• Exercise instructions: Copy the data that follows exactly. Include no pictures.

• Collected material:
[START]

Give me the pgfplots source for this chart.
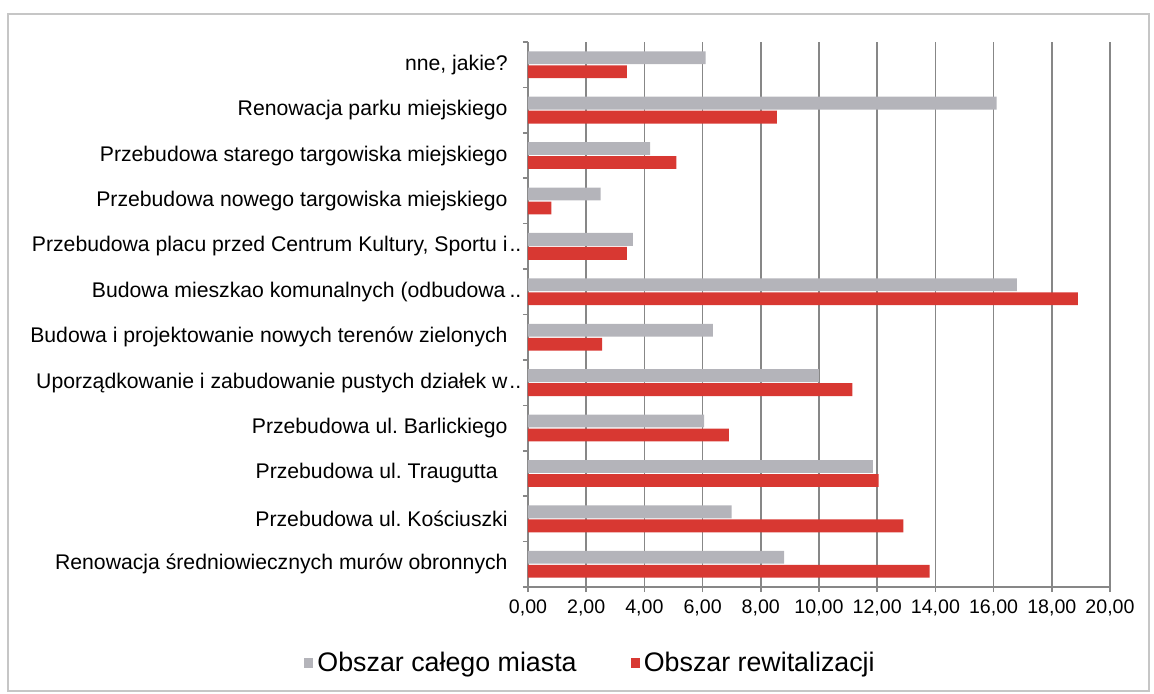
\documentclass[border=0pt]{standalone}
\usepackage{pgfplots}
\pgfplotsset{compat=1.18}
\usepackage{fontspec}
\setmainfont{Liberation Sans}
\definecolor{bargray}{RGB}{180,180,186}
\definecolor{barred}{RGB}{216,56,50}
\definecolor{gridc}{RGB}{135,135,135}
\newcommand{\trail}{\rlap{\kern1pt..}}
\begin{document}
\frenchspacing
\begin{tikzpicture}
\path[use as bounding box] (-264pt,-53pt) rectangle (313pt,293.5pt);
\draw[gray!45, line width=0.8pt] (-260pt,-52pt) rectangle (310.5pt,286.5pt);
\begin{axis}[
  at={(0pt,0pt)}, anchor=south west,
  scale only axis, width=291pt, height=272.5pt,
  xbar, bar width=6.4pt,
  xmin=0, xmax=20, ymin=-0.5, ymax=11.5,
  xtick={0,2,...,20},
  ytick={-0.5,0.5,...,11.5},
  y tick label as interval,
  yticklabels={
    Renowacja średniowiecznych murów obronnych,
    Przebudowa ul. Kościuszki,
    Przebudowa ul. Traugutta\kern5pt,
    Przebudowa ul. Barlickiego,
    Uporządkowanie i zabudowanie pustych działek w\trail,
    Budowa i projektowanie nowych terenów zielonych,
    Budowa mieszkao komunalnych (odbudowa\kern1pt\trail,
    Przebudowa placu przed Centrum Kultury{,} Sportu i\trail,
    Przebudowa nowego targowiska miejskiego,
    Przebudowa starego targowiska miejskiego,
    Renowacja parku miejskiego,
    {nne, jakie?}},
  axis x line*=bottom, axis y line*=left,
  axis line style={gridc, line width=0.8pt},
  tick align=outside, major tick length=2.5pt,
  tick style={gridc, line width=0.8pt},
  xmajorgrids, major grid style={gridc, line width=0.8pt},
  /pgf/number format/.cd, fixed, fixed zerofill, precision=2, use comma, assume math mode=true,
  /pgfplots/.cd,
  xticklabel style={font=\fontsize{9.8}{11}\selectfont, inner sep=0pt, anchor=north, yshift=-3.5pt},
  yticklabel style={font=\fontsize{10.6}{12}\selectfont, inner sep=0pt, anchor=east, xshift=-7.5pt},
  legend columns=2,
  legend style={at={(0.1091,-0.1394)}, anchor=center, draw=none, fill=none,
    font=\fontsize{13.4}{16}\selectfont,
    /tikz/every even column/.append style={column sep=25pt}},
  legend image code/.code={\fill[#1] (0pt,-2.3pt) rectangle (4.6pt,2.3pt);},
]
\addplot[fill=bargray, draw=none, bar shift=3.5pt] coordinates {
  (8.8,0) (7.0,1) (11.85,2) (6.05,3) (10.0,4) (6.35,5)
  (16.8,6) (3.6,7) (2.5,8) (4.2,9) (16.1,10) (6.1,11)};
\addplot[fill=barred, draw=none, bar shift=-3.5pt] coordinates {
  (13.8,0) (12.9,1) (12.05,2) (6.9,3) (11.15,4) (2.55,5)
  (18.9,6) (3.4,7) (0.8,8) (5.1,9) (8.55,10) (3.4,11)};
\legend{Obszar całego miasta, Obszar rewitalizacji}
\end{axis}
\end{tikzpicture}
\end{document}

[END]

• Answer:
Give me the pgfplots source for this chart.
\documentclass[border=0pt]{standalone}
\usepackage{pgfplots}
\pgfplotsset{compat=1.18}
\usepackage{fontspec}
\setmainfont{Liberation Sans}
\definecolor{bargray}{RGB}{180,180,186}
\definecolor{barred}{RGB}{216,56,50}
\definecolor{gridc}{RGB}{135,135,135}
\newcommand{\trail}{\rlap{\kern1pt..}}
\begin{document}
\frenchspacing
\begin{tikzpicture}
\path[use as bounding box] (-264pt,-53pt) rectangle (313pt,293.5pt);
\draw[gray!45, line width=0.8pt] (-260pt,-52pt) rectangle (310.5pt,286.5pt);
\begin{axis}[
  at={(0pt,0pt)}, anchor=south west,
  scale only axis, width=291pt, height=272.5pt,
  xbar, bar width=6.4pt,
  xmin=0, xmax=20, ymin=-0.5, ymax=11.5,
  xtick={0,2,...,20},
  ytick={-0.5,0.5,...,11.5},
  y tick label as interval,
  yticklabels={
    Renowacja średniowiecznych murów obronnych,
    Przebudowa ul. Kościuszki,
    Przebudowa ul. Traugutta\kern5pt,
    Przebudowa ul. Barlickiego,
    Uporządkowanie i zabudowanie pustych działek w\trail,
    Budowa i projektowanie nowych terenów zielonych,
    Budowa mieszkao komunalnych (odbudowa\kern1pt\trail,
    Przebudowa placu przed Centrum Kultury{,} Sportu i\trail,
    Przebudowa nowego targowiska miejskiego,
    Przebudowa starego targowiska miejskiego,
    Renowacja parku miejskiego,
    {nne, jakie?}},
  axis x line*=bottom, axis y line*=left,
  axis line style={gridc, line width=0.8pt},
  tick align=outside, major tick length=2.5pt,
  tick style={gridc, line width=0.8pt},
  xmajorgrids, major grid style={gridc, line width=0.8pt},
  /pgf/number format/.cd, fixed, fixed zerofill, precision=2, use comma, assume math mode=true,
  /pgfplots/.cd,
  xticklabel style={font=\fontsize{9.8}{11}\selectfont, inner sep=0pt, anchor=north, yshift=-3.5pt},
  yticklabel style={font=\fontsize{10.6}{12}\selectfont, inner sep=0pt, anchor=east, xshift=-7.5pt},
  legend columns=2,
  legend style={at={(0.1091,-0.1394)}, anchor=center, draw=none, fill=none,
    font=\fontsize{13.4}{16}\selectfont,
    /tikz/every even column/.append style={column sep=25pt}},
  legend image code/.code={\fill[#1] (0pt,-2.3pt) rectangle (4.6pt,2.3pt);},
]
\addplot[fill=bargray, draw=none, bar shift=3.5pt] coordinates {
  (8.8,0) (7.0,1) (11.85,2) (6.05,3) (10.0,4) (6.35,5)
  (16.8,6) (3.6,7) (2.5,8) (4.2,9) (16.1,10) (6.1,11)};
\addplot[fill=barred, draw=none, bar shift=-3.5pt] coordinates {
  (13.8,0) (12.9,1) (12.05,2) (6.9,3) (11.15,4) (2.55,5)
  (18.9,6) (3.4,7) (0.8,8) (5.1,9) (8.55,10) (3.4,11)};
\legend{Obszar całego miasta, Obszar rewitalizacji}
\end{axis}
\end{tikzpicture}
\end{document}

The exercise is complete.